■ **Your task**: Your task is to retype the lines from the opening of the material through the line that includes "import seaborn as sns". Do not copy the pictures.

start Dataset excerpt

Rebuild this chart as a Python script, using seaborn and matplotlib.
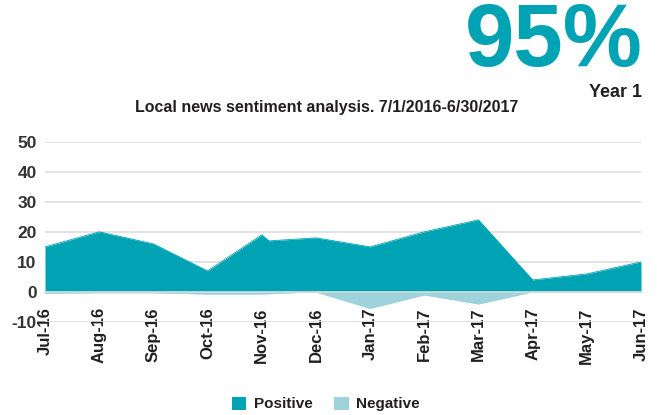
import matplotlib
matplotlib.use("Agg")
import matplotlib.pyplot as plt
from matplotlib.patches import Patch
import pandas as pd
import seaborn as sns

# Monthly labels on the x axis
months = ["Jul-16", "Aug-16", "Sep-16", "Oct-16", "Nov-16", "Dec-16",
          "Jan-17", "Feb-17", "Mar-17", "Apr-17", "May-17", "Jun-17"]

# Positive sentiment (one extra reading early in November)
pos_dates = ["2016-07-01", "2016-08-01", "2016-09-01", "2016-10-01", "2016-11-01",
             "2016-11-05", "2016-12-01", "2017-01-01", "2017-02-01", "2017-03-01",
             "2017-04-01", "2017-05-01", "2017-06-01"]
pos_values = [15, 20, 16, 7, 19, 17, 18, 15, 20, 24, 4, 6, 10]

# Negative sentiment
neg_dates = ["2016-07-01", "2016-08-01", "2016-09-01", "2016-10-01", "2016-11-01",
             "2016-12-01", "2017-01-01", "2017-02-01", "2017-03-01", "2017-04-01",
             "2017-05-01", "2017-06-01"]
neg_values = [-0.5, -0.3, -0.3, -0.7, -0.7, 0, -5.5, -1, -4, 0, 0, 0]

y_ticks = [-10, 0, 10, 20, 30, 40, 50]
headline = "95%"
headline_sub = "Year 1"
title = "Local news sentiment analysis. 7/1/2016-6/30/2017"

POS_COLOR = "#00a3b4"
NEG_COLOR = "#9fd3dc"
GRID_COLOR = "#dddddd"
TEXT_COLOR = "#231f20"


def month_pos(d):
    """Position on a month-indexed axis (Jul-16 = 0), fractional within a month."""
    t = pd.Timestamp(d)
    idx = (t.year - 2016) * 12 + t.month - 7
    return idx + (t.day - 1) / t.days_in_month


pos_df = pd.DataFrame({"x": [month_pos(d) for d in pos_dates], "value": pos_values})
neg_df = pd.DataFrame({"x": [month_pos(d) for d in neg_dates], "value": neg_values})

sns.set_theme(style="white")
plt.rcParams["font.family"] = ["Liberation Sans", "DejaVu Sans"]

fig = plt.figure(figsize=(6.67, 4.15), dpi=100)
ax = fig.add_axes([45 / 667, 1 - 322 / 415, 596 / 667, (322 - 141.7) / 415])

# Areas
sns.lineplot(data=pos_df, x="x", y="value", ax=ax, color=POS_COLOR, linewidth=0.6, zorder=2)
ax.fill_between(pos_df["x"], 0, pos_df["value"], color=POS_COLOR, linewidth=0, zorder=2)
sns.lineplot(data=neg_df, x="x", y="value", ax=ax, color=NEG_COLOR, linewidth=0.6, zorder=2)
ax.fill_between(neg_df["x"], 0, neg_df["value"], color=NEG_COLOR, linewidth=0, zorder=2)

ax.set_xlim(0, len(months) - 1)
ax.set_ylim(-10, 50)
ax.set_yticks(y_ticks)
ax.set_yticklabels([str(v) for v in y_ticks])
ax.set_xticks(range(len(months)))
ax.set_xticklabels(months)
ax.set_xlabel("")
ax.set_ylabel("")

# Horizontal gridlines behind the areas
ax.yaxis.grid(True, color=GRID_COLOR, linewidth=1.2, zorder=0)
ax.set_axisbelow(True)
ax.xaxis.grid(False)

for side in ["left", "right", "top"]:
    ax.spines[side].set_visible(False)
ax.spines["bottom"].set_position(("data", 0))
ax.spines["bottom"].set_color(GRID_COLOR)
ax.spines["bottom"].set_linewidth(1.2)
ax.spines["bottom"].set_zorder(3)

ax.tick_params(axis="x", direction="out", length=3, width=1, color="#cccccc", pad=8)
ax.tick_params(axis="y", length=0, pad=6)
for lbl in ax.get_xticklabels():
    lbl.set_rotation(90)
    lbl.set_ha("center")
    lbl.set_va("top")
    lbl.set_fontsize(12)
    lbl.set_fontweight("bold")
    lbl.set_color(TEXT_COLOR)
for lbl in ax.get_yticklabels():
    lbl.set_fontsize(12.5)
    lbl.set_fontweight("bold")
    lbl.set_color("#333333")

# Headline figure and titles
fig.text(643 / 667, 1 - 43 / 415, headline, ha="right", va="center", fontsize=64,
         fontweight="bold", color=POS_COLOR)
fig.text(642 / 667, 1 - 92.5 / 415, headline_sub, ha="right", va="center", fontsize=13,
         fontweight="bold", color=TEXT_COLOR)
fig.text(327 / 667, 1 - 107.5 / 415, title, ha="center", va="center", fontsize=11.5,
         fontweight="bold", color=TEXT_COLOR)

handles = [Patch(facecolor=POS_COLOR, edgecolor="none", label="Positive"),
           Patch(facecolor=NEG_COLOR, edgecolor="none", label="Negative")]
fig.legend(handles=handles, loc="center", bbox_to_anchor=(326 / 667, 1 - 404 / 415),
           ncol=2, frameon=False, handlelength=0.95, handleheight=0.95, handletextpad=0.5,
           columnspacing=1.4, prop={"size": 11, "weight": "bold"}, labelcolor=TEXT_COLOR)

fig.savefig("out.png", dpi=100)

end Dataset excerpt

■ **Task answer**:
Rebuild this chart as a Python script, using seaborn and matplotlib.
import matplotlib
matplotlib.use("Agg")
import matplotlib.pyplot as plt
from matplotlib.patches import Patch
import pandas as pd
import seaborn as sns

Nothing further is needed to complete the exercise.